We successfully automated our SOX compliance audit process for quarterly releases in Azure DevOps. Previously, our team spent 40+ hours manually compiling audit documentation for 150+ releases per quarter, which created significant delays and inconsistencies in our compliance reporting.

Our implementation leverages Azure DevOps Audit Views combined with custom Power Automate flows to generate comprehensive traceability matrices linking requirements through deployment. The system automatically exports PDF audit packages with complete change histories, approvals, and test evidence. We configured 7-year retention policies aligned with SOX requirements and built a read-only auditor portal using Azure DevOps stakeholder licenses.

Key achievements: Zero audit findings in last two quarters, 95% reduction in manual effort, and auditors can now self-service their documentation needs. The automated traceability matrix captures every change from backlog item through production deployment with timestamps and approver identities. Happy to share our implementation approach and lessons learned.
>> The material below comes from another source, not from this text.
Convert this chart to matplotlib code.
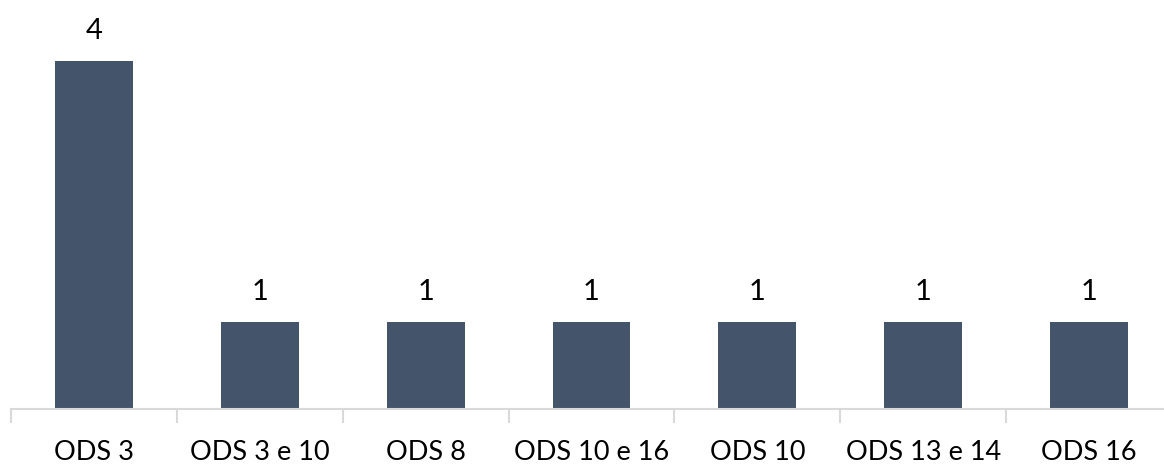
import matplotlib.pyplot as plt
import numpy as np

categorias = ['ODS 3', 'ODS 3 e 10', 'ODS 8', 'ODS 10 e 16', 'ODS 10', 'ODS 13 e 14', 'ODS 16']
valores = [4, 1, 1, 1, 1, 1, 1]

plt.rcParams['font.family'] = ['Lato', 'DejaVu Sans']

fig = plt.figure(figsize=(11.64, 4.65), dpi=100)
ax = fig.add_axes([11 / 1164, 56 / 465, 1161 / 1164, 409 / 465])

x = np.arange(len(categorias))
ax.bar(x, valores, width=0.47, color='#44546a', zorder=2)

for xi, v in zip(x, valores):
    ax.text(xi, v + 0.2, str(v), ha='center', va='bottom', fontsize=21, color='black')

ax.set_xlim(-0.5, len(categorias) - 0.5)
ax.set_ylim(0, 4.7)

# eixo horizontal com marcas entre as categorias
for lado in ['top', 'right', 'left']:
    ax.spines[lado].set_visible(False)
ax.spines['bottom'].set_color('#d9d9d9')
ax.spines['bottom'].set_linewidth(1.5)
ax.set_yticks([])
ax.set_xticks(np.arange(-0.5, len(categorias), 1.0))
ax.set_xticklabels([])
ax.tick_params(axis='x', length=10, width=1.5, color='#d9d9d9')
ax.set_xticks(x, minor=True)
ax.set_xticklabels(categorias, minor=True, fontsize=19.5)
ax.tick_params(axis='x', which='minor', length=0, pad=22)

fig.savefig('out.png', dpi=100)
What’s your approach for the auditor portal access? We’re concerned about giving external auditors too much visibility into our development environment while still meeting their documentation needs.

We use Azure DevOps work item linking combined with release annotations. Every user story links to test cases, and test cases link to release deployments through tags. We built a Power BI report that queries the Azure DevOps REST API to construct the full traceability chain. The key was establishing consistent linking conventions across teams-we enforce this through pull request policies that validate work item references exist before merging.

We include test execution summaries with pass/fail counts and execution timestamps, but not detailed logs-those would be overwhelming for auditors. Each test case in the traceability matrix links to its Azure Test Plans execution history showing who ran it, when, and the outcome. For failed tests that were later fixed, we include the linked bug work item showing the defect lifecycle. Auditors primarily care about demonstrating that testing occurred, was documented, and defects were tracked to resolution. The detailed logs stay in Azure DevOps but aren’t exported to the PDF packages unless specifically requested.

Great question. We created a separate Azure DevOps project specifically for audit documentation with stakeholder access licenses. The Power Automate flow copies relevant artifacts (release notes, approval records, test summaries) into this audit project as read-only work items. Auditors get stakeholder access to this isolated project only-they never touch our active development environment. We also enabled Azure AD conditional access policies requiring MFA and IP restrictions for auditor accounts. This separation gives them everything they need while protecting our intellectual property and active development data.